No contexto brasileiro, No Coração do Mundo (2019), dirigido por Gabriel Martins e Maurílio Martins, traz essa ideia de encruzilhada ao explorar as histórias fragmentadas da periferia de Contagem, Minas Gerais. Os personagens transitam entre a esperança e o desespero, o real e o sonho, em busca de pertencimento e transformação. A narrativa resiste a soluções fáceis e finais previsíveis, mantendo o espaço da encruzilhada como lugar de constante transição e invenção, onde os limites entre o real e o imaginário estão em contínuo movimento.

Outro exemplo seria Random Acts of Flyness (2018), de Terence Nance, que mistura elementos de ficção científica, documentário, animação e crítica social, criando uma obra que desafia as convenções de gênero e narrativa. Esse tipo de obra faz com que o cinema de encruzilhada se posicione como uma proposta que rompe com as expectativas tradicionais, abrindo caminho para novas possibilidades estéticas e políticas.

A autorreflexividade e a metalinguagem também emergem como importantes convenções. Em The Watermelon Woman (1996), Cheryl Dunye constrói um filme que reflete sobre o processo de criação de narrativas negras, questionando os limites entre ficção e realidade. A busca de uma cineasta negra lésbica pela história de uma atriz esquecida se transforma em uma alegoria sobre a reescrita da história negra, sugerindo que a verdade pode ser reconstruída quando se trata de corpos negros historicamente marginalizados.

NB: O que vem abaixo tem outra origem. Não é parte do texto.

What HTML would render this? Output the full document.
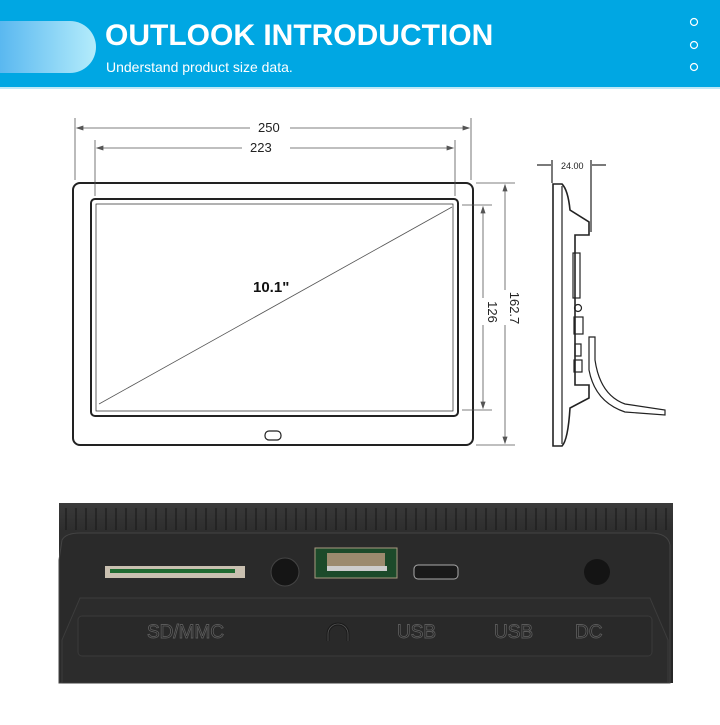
<!DOCTYPE html>
<html><head><meta charset="utf-8"><style>
body{margin:0;width:720px;height:720px;background:#fff;overflow:hidden;font-family:"Liberation Sans",sans-serif}
</style></head><body>
<svg width="720" height="720" viewBox="0 0 720 720" xmlns="http://www.w3.org/2000/svg" font-family="Liberation Sans, sans-serif">
<defs>
<linearGradient id="pill" x1="0" x2="1"><stop offset="0" stop-color="#5ab8f0"/><stop offset="1" stop-color="#b4ecfb"/></linearGradient>
<linearGradient id="ph" x1="0" y1="0" x2="0" y2="1"><stop offset="0" stop-color="#3a3a3a"/><stop offset="0.15" stop-color="#2e2e2e"/><stop offset="1" stop-color="#262626"/></linearGradient>
</defs>
<rect x="0" y="0" width="720" height="87" fill="#00a7e3"/>
<rect x="0" y="87" width="720" height="2" fill="#bfe8f7"/>
<path d="M0 21 H70 A26 26 0 0 1 70 73 H0 Z" fill="url(#pill)"/>
<text x="105" y="45" font-size="30" font-weight="bold" fill="#fff">OUTLOOK INTRODUCTION</text>
<text x="106" y="72" font-size="14" fill="#fff">Understand product size data.</text>
<g fill="none" stroke="#fff" stroke-width="1.2"><circle cx="694" cy="22" r="3.5"/><circle cx="694" cy="45" r="3.5"/><circle cx="694" cy="67" r="3.5"/></g>

<g stroke="#222" fill="none">
<rect x="73" y="183" width="400" height="262" rx="7" stroke-width="2"/>
<rect x="91" y="199" width="367" height="217" rx="4" stroke-width="2"/>
<rect x="96" y="204" width="357" height="207" stroke-width="0.7"/>
<rect x="265" y="431" width="16" height="9" rx="4" stroke-width="1.2"/>
</g>
<g stroke="#555" stroke-width="0.8" fill="#555">
<line x1="75" y1="118" x2="75" y2="180"/><line x1="471" y1="118" x2="471" y2="180"/>
<line x1="95" y1="140" x2="95" y2="196"/><line x1="455" y1="140" x2="455" y2="196"/>
<line x1="77" y1="128" x2="250" y2="128"/><line x1="290" y1="128" x2="469" y2="128"/>
<line x1="97" y1="148" x2="242" y2="148"/><line x1="290" y1="148" x2="453" y2="148"/>
<line x1="476" y1="183" x2="515" y2="183"/><line x1="476" y1="445" x2="515" y2="445"/>
<line x1="462" y1="205" x2="492" y2="205"/><line x1="462" y1="410" x2="492" y2="410"/>
<line x1="505" y1="185" x2="505" y2="290"/><line x1="505" y1="325" x2="505" y2="443"/>
<line x1="483" y1="207" x2="483" y2="298"/><line x1="483" y1="325" x2="483" y2="408"/>
<line x1="99" y1="404" x2="452" y2="207"/>
<path d="M77 128 l6 -2 v4 z M469 128 l-6 -2 v4 z M97 148 l6 -2 v4 z M453 148 l-6 -2 v4 z M505 185 l-2 6 h4 z M505 443 l-2 -6 h4 z M483 207 l-2 6 h4 z M483 408 l-2 -6 h4 z"/>
</g>
<text x="258" y="132" font-size="13" fill="#222">250</text>
<text x="250" y="152" font-size="13" fill="#222">223</text>
<text x="253" y="292" font-size="15" font-weight="bold" fill="#111">10.1"</text>
<text transform="translate(510,308) rotate(90)" font-size="13" fill="#222" text-anchor="middle">162.7</text>
<text transform="translate(488,312) rotate(90)" font-size="13" fill="#222" text-anchor="middle">126</text>

<g stroke="#222" fill="none" stroke-width="1.2">
<line x1="537" y1="165" x2="551" y2="165"/><line x1="592" y1="165" x2="606" y2="165"/>
<line x1="552" y1="160" x2="552" y2="183"/><line x1="591" y1="160" x2="591" y2="232"/>
<path d="M553 184 H562 Q568 190 570 210 L589 222 V235 H575 V385 H589 V398 L570 408 Q568 440 562 446 H553 Z" stroke-width="1.6"/>
<line x1="562" y1="186" x2="562" y2="444"/>
<rect x="573" y="253" width="7" height="45"/>
<circle cx="578" cy="308" r="3.5"/>
<rect x="574" y="317" width="9" height="17"/>
<rect x="575" y="344" width="6" height="12"/>
<rect x="574" y="360" width="8" height="12"/>
<path d="M589 337 H595 V360 Q600 395 625 404 L665 410 V415 L625 412 Q595 402 589 370 Z"/>
</g>
<text x="561" y="169" font-size="9" fill="#222">24.00</text>

<rect x="59" y="503" width="614" height="180" fill="url(#ph)"/>
<g stroke="#1c1c1c" stroke-width="1.2">
<path d="M66 508 V530 M76 508 V530 M86 508 V530 M96 508 V530 M106 508 V530 M116 508 V530 M126 508 V530 M136 508 V530 M146 508 V530 M156 508 V530 M166 508 V530 M176 508 V530 M186 508 V530 M196 508 V530 M206 508 V530 M216 508 V530 M226 508 V530 M236 508 V530 M246 508 V530 M256 508 V530 M266 508 V530 M276 508 V530 M286 508 V530 M296 508 V530 M306 508 V530 M316 508 V530 M326 508 V530 M336 508 V530 M346 508 V530 M356 508 V530 M366 508 V530 M376 508 V530 M386 508 V530 M396 508 V530 M406 508 V530 M416 508 V530 M426 508 V530 M436 508 V530 M446 508 V530 M456 508 V530 M466 508 V530 M476 508 V530 M486 508 V530 M496 508 V530 M506 508 V530 M516 508 V530 M526 508 V530 M536 508 V530 M546 508 V530 M556 508 V530 M566 508 V530 M576 508 V530 M586 508 V530 M596 508 V530 M606 508 V530 M616 508 V530 M626 508 V530 M636 508 V530 M646 508 V530 M656 508 V530 M666 508 V530"/>
</g>
<path d="M62 540 Q66 533 80 533 H650 Q668 533 670 545 V683 H59 V560 Z" fill="#2a2a2a" stroke="#444"/>
<path d="M80 598 H650 L668 640 V683 H62 V640 Z" fill="#2c2c2c" stroke="#3c3c3c"/>
<rect x="78" y="616" width="574" height="40" rx="4" fill="#292929" stroke="#3a3a3a"/>
<rect x="105" y="566" width="140" height="12" fill="#c9c0b0"/>
<rect x="110" y="569" width="125" height="4" fill="#1f6a30"/>
<circle cx="285" cy="572" r="14" fill="#151515" stroke="#444"/>
<rect x="315" y="548" width="82" height="30" fill="#1c4a2a" stroke="#a99a80"/>
<rect x="327" y="553" width="58" height="18" fill="#9b8a6e"/>
<rect x="327" y="566" width="60" height="5" fill="#ccc"/>
<rect x="414" y="565" width="44" height="14" rx="4" fill="#1a1a1a" stroke="#aaa"/>
<circle cx="597" cy="572" r="13" fill="#141414"/>
<g fill="#1e1e1e" stroke="#5a5a5a" stroke-width="0.9" font-size="19">
<text x="147" y="638">SD/MMC</text>
<text x="397" y="638">USB</text>
<text x="494" y="638">USB</text>
<text x="575" y="638">DC</text>
</g>
<path d="M328 641 V634 A10 10 0 0 1 348 634 V641" fill="none" stroke="#1a1a1a" stroke-width="3"/>
<path d="M328 641 V634 A10 10 0 0 1 348 634 V641" fill="none" stroke="#555" stroke-width="0.8"/>
</svg>
</body></html>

Por fim, filmes como Eve's Bayou (1997), de Kasi Lemmons, abordam a encruzilhada entre o místico e o real. A história é contada pela perspectiva de Eve, uma menina que começa a descobrir os segredos de sua família. Aqui, o espaço da encruzilhada surge como o lugar onde o espiritual e o temporal se encontram, desafiando a narrativa linear.
Então, em resumo, acredito que o cinema de encruzilhada emerja como um conjunto de práticas estéticas e políticas que se dedica a inventar (e encantar), a partir da transgressão, as formas narrativas, celebrando as multiplicidades afrodiaspóricas.
AKOMFRAH, John. The Last Angel of History. [Filme]. Channel 4 Television, 1996.
DUNYE, Cheryl. The Watermelon Woman. [Filme]. Dancing Girl Productions, 1996.
LEMMONS, Kasi. Eve's Bayou. [Filme]. Trimark Pictures, 1997.
MARTINS, Gabriel; MARTINS, Maurílio. No Coração do Mundo. [Filme]. Filmes de Plástico, 2019.
PI, Ana. NoirBLUE: Deslocamentos de uma dança. [Filme]. Cinemateca de São Paulo, 2018.
RIGGS, Marlon. Tongues Untied. [Filme]. Signifyin' Works, 1989.
NANCE, Terence. Random Acts of Flyness. [Série de TV]. HBO, 2018.
RUFINO, Luiz. Pedagogia das encruzilhadas. Rio de Janeiro: Mórula Editorial, 2019.